I just can’t imagine the devastation of losing a loved one and then discovering a secret, like an affair. It’s bad enough grieving your loss when all of a sudden you’re confronted with a harsh truth that makes you question everything about your former spouses and your life. Your pain — and anger — amplifies. And, that probably happens more often than not given that more people are cheating and I’d have to guess that there are a lot of unsuspecting spouses.

One such spouse was Julie Metz, who discovered after her husband’s sudden death that he was involved with five women, including a “good” friend of hers. She confronted every one of them, and eventually made peace with them (although moving away from her former home and her “friend” helped), which she details in her 2009 memoir, Perfection: A Memoir of Betrayal and Renewal.

The morning I found out, I didn’t hesitate for a second. I couldn’t ask him anymore to tell me. I felt whoever these women are, they know something that is going to tell me what was going on in my marriage. I felt I really needed to find the truth because it was going to be the only way I could get any closure.

Royal biographer Ingrid Seward had a similar experience when she found texts on her late husband’s cellphone. Then she went through his computer and discovered the truth behind the many times he told her he would be late, or having dinner with a friend or didn’t come home at all.

For days I tried to knit the pattern together. Nothing was left untouched. I went through his pockets, his mobile phone bills, his desk, his drawers, his restaurant receipts. It all fitted together into one grotesque pattern. My husband was a serial adulterer and there was nothing I could do about it: no questions I could ask him, no argument I could have with him, no explanation he could give me, or pleas he could make for forgiveness. He was gone.

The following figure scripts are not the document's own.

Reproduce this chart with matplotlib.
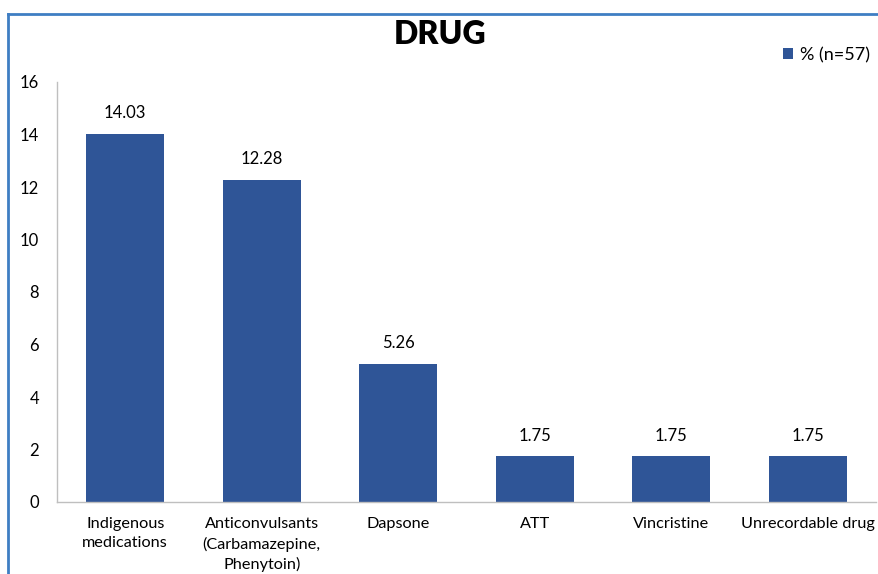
import matplotlib
matplotlib.use("Agg")
import matplotlib.pyplot as plt
from matplotlib.lines import Line2D

categories = ["Indigenous\nmedications", "Anticonvulsants\n(Carbamazepine,\nPhenytoin)",
              "Dapsone", "ATT", "Vincristine", "Unrecordable drug"]
values = [14.03, 12.28, 5.26, 1.75, 1.75, 1.75]
yticks = [0, 2, 4, 6, 8, 10, 12, 14, 16]
series_name = "% (n=57)"
title = "DRUG"

plt.rcParams["font.family"] = ["Lato", "DejaVu Sans"]

bar_color = "#2F5597"
W, H = 879, 574
fig = plt.figure(figsize=(W / 100, H / 100), dpi=100)
ax = fig.add_axes([57 / W, 72 / H, (876 - 57) / W, (502 - 82) / H])

x = list(range(len(categories)))
ax.bar(x, values, width=0.57, color=bar_color, label=series_name, zorder=2)
for xi, v in zip(x, values):
    ax.annotate(f"{v:.2f}", (xi, v), xytext=(0, 9), textcoords="offset points",
                ha="center", va="bottom", fontsize=12, color="#000000")

ax.set_xlim(-0.5, len(categories) - 0.5)
ax.set_ylim(0, 16)
ax.set_yticks(yticks)
ax.set_yticklabels([str(t) for t in yticks], fontsize=12)
ax.set_xticks(x)
ax.set_xticklabels(categories, fontsize=11.7, linespacing=1.45)
ax.tick_params(axis="y", length=0, pad=13)
ax.tick_params(axis="x", length=0, pad=11)
for side in ("top", "right"):
    ax.spines[side].set_visible(False)
for side in ("left", "bottom"):
    ax.spines[side].set_color("#BFBFBF")
    ax.spines[side].set_linewidth(1.0)
ax.set_facecolor("none")

fig.text(440 / W, 1 - 35 / H, title, ha="center", va="center",
         fontsize=23, fontweight="heavy", color="#000000")

ax.legend(loc="center right", bbox_to_anchor=(877 / W, 1 - 55 / H),
          bbox_transform=fig.transFigure, frameon=False, fontsize=13,
          handlelength=0.55, handleheight=0.55, handletextpad=0.4, borderaxespad=0)

# outer chart frame (only top and left edges fall inside the canvas)
frame_color = "#3F7EC3"
fig.add_artist(Line2D([8 / W, 8 / W], [0, 1 - 14 / H], transform=fig.transFigure,
                      color=frame_color, linewidth=2))
fig.add_artist(Line2D([8 / W, 1], [1 - 14 / H, 1 - 14 / H], transform=fig.transFigure,
                      color=frame_color, linewidth=2))

fig.savefig("out.png", dpi=100)
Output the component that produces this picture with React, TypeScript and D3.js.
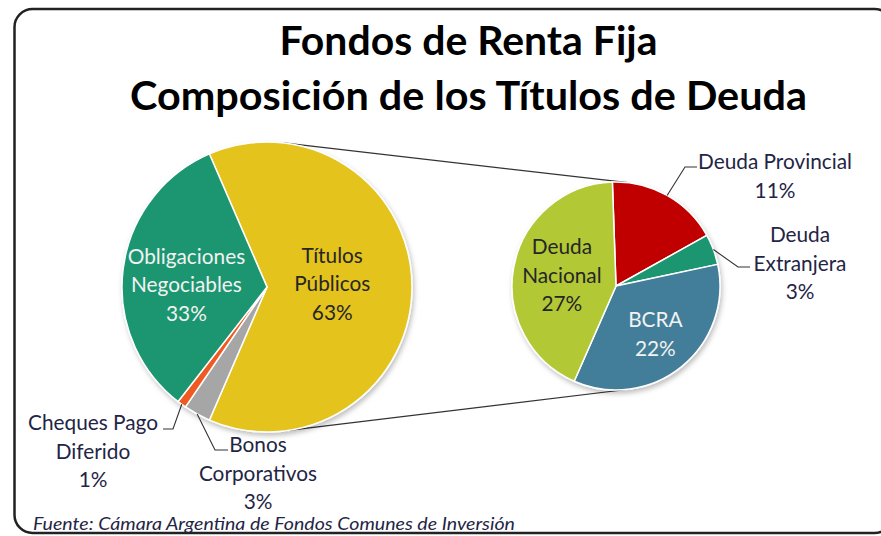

In Jane Isay’s latest book, Secrets and Lies: Surviving the Truths That Change Our Lives, she chronicles the stories of people who were confronted with devastating things they never knew about their family. She describe the hardship of the Finder, the person who unearths the truth, and the Keeper, the person who creates the secret. Her book is a plea for honesty, and she admits “At least I know” was the saving grace for her as she dealt with the secrets she discovered and kept hidden. A shared truth, she writes, gives you strength.
I don’t mean to say that everybody should tell everyone every secret. But I think facing the truth is not as bad as some people fear. And I have come to believe that the energy soaked up by denial can be put to more creative and loving use.
There are probably secrets in every family; there are in mine (well, in my family of origin). Do you really want to know? Can you face the truth?
  • Have you discovered secrets after the death of a loved one?
  • Are you a Finder or a Keeper?
  • Would you rather know or not know?